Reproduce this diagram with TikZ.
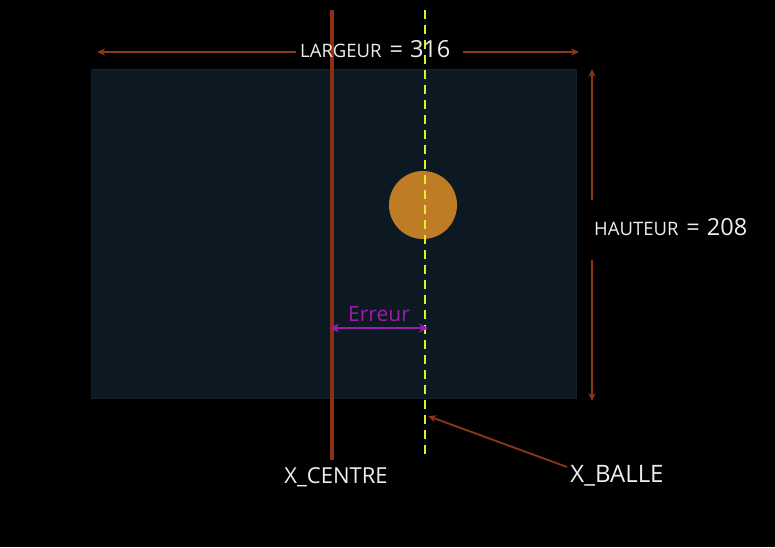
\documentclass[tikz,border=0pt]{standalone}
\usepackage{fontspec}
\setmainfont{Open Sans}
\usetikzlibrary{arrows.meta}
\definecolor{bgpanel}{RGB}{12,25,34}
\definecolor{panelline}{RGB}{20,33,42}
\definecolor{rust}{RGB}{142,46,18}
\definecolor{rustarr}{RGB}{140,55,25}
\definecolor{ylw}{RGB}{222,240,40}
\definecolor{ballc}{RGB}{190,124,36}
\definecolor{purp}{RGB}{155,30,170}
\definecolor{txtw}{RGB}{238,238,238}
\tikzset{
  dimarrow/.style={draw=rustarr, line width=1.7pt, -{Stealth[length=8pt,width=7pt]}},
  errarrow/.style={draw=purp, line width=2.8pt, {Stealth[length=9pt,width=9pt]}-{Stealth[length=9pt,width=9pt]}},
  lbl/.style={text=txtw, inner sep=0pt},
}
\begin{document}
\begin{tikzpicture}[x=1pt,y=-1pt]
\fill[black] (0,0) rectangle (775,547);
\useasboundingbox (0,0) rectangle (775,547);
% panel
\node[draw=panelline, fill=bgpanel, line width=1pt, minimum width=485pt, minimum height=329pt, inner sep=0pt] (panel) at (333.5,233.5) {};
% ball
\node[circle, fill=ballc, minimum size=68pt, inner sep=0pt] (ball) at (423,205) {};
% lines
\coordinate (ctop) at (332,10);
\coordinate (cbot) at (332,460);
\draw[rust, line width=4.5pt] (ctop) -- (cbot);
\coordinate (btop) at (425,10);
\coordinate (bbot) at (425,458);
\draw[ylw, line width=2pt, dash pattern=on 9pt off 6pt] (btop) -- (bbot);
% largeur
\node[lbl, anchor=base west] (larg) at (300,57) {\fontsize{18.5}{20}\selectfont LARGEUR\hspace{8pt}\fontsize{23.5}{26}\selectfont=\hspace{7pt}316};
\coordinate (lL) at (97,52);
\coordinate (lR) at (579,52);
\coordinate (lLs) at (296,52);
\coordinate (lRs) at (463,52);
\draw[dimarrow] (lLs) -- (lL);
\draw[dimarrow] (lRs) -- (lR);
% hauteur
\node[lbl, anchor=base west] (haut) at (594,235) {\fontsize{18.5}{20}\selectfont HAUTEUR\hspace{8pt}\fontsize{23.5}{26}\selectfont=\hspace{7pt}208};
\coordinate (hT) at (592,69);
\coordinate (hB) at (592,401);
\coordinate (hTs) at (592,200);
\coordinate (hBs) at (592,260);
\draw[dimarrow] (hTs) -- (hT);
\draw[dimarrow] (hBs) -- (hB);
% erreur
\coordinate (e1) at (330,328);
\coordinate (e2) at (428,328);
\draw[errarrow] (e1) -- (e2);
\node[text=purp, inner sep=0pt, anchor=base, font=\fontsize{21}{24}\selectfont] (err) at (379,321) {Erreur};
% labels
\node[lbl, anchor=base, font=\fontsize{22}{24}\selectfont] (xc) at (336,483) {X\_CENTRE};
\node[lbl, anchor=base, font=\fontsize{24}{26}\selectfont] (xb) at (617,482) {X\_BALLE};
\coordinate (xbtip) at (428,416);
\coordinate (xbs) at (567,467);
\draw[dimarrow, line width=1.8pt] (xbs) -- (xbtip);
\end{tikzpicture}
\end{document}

What is required:
Copy out each line exactly, without the pictures.

Exercise result:
Reproduce this diagram with TikZ.
\documentclass[tikz,border=0pt]{standalone}
\usepackage{fontspec}
\setmainfont{Open Sans}
\usetikzlibrary{arrows.meta}
\definecolor{bgpanel}{RGB}{12,25,34}
\definecolor{panelline}{RGB}{20,33,42}
\definecolor{rust}{RGB}{142,46,18}
\definecolor{rustarr}{RGB}{140,55,25}
\definecolor{ylw}{RGB}{222,240,40}
\definecolor{ballc}{RGB}{190,124,36}
\definecolor{purp}{RGB}{155,30,170}
\definecolor{txtw}{RGB}{238,238,238}
\tikzset{
  dimarrow/.style={draw=rustarr, line width=1.7pt, -{Stealth[length=8pt,width=7pt]}},
  errarrow/.style={draw=purp, line width=2.8pt, {Stealth[length=9pt,width=9pt]}-{Stealth[length=9pt,width=9pt]}},
  lbl/.style={text=txtw, inner sep=0pt},
}
\begin{document}
\begin{tikzpicture}[x=1pt,y=-1pt]
\fill[black] (0,0) rectangle (775,547);
\useasboundingbox (0,0) rectangle (775,547);
% panel
\node[draw=panelline, fill=bgpanel, line width=1pt, minimum width=485pt, minimum height=329pt, inner sep=0pt] (panel) at (333.5,233.5) {};
% ball
\node[circle, fill=ballc, minimum size=68pt, inner sep=0pt] (ball) at (423,205) {};
% lines
\coordinate (ctop) at (332,10);
\coordinate (cbot) at (332,460);
\draw[rust, line width=4.5pt] (ctop) -- (cbot);
\coordinate (btop) at (425,10);
\coordinate (bbot) at (425,458);
\draw[ylw, line width=2pt, dash pattern=on 9pt off 6pt] (btop) -- (bbot);
% largeur
\node[lbl, anchor=base west] (larg) at (300,57) {\fontsize{18.5}{20}\selectfont LARGEUR\hspace{8pt}\fontsize{23.5}{26}\selectfont=\hspace{7pt}316};
\coordinate (lL) at (97,52);
\coordinate (lR) at (579,52);
\coordinate (lLs) at (296,52);
\coordinate (lRs) at (463,52);
\draw[dimarrow] (lLs) -- (lL);
\draw[dimarrow] (lRs) -- (lR);
% hauteur
\node[lbl, anchor=base west] (haut) at (594,235) {\fontsize{18.5}{20}\selectfont HAUTEUR\hspace{8pt}\fontsize{23.5}{26}\selectfont=\hspace{7pt}208};
\coordinate (hT) at (592,69);
\coordinate (hB) at (592,401);
\coordinate (hTs) at (592,200);
\coordinate (hBs) at (592,260);
\draw[dimarrow] (hTs) -- (hT);
\draw[dimarrow] (hBs) -- (hB);
% erreur
\coordinate (e1) at (330,328);
\coordinate (e2) at (428,328);
\draw[errarrow] (e1) -- (e2);
\node[text=purp, inner sep=0pt, anchor=base, font=\fontsize{21}{24}\selectfont] (err) at (379,321) {Erreur};
% labels
\node[lbl, anchor=base, font=\fontsize{22}{24}\selectfont] (xc) at (336,483) {X\_CENTRE};
\node[lbl, anchor=base, font=\fontsize{24}{26}\selectfont] (xb) at (617,482) {X\_BALLE};
\coordinate (xbtip) at (428,416);
\coordinate (xbs) at (567,467);
\draw[dimarrow, line width=1.8pt] (xbs) -- (xbtip);
\end{tikzpicture}
\end{document}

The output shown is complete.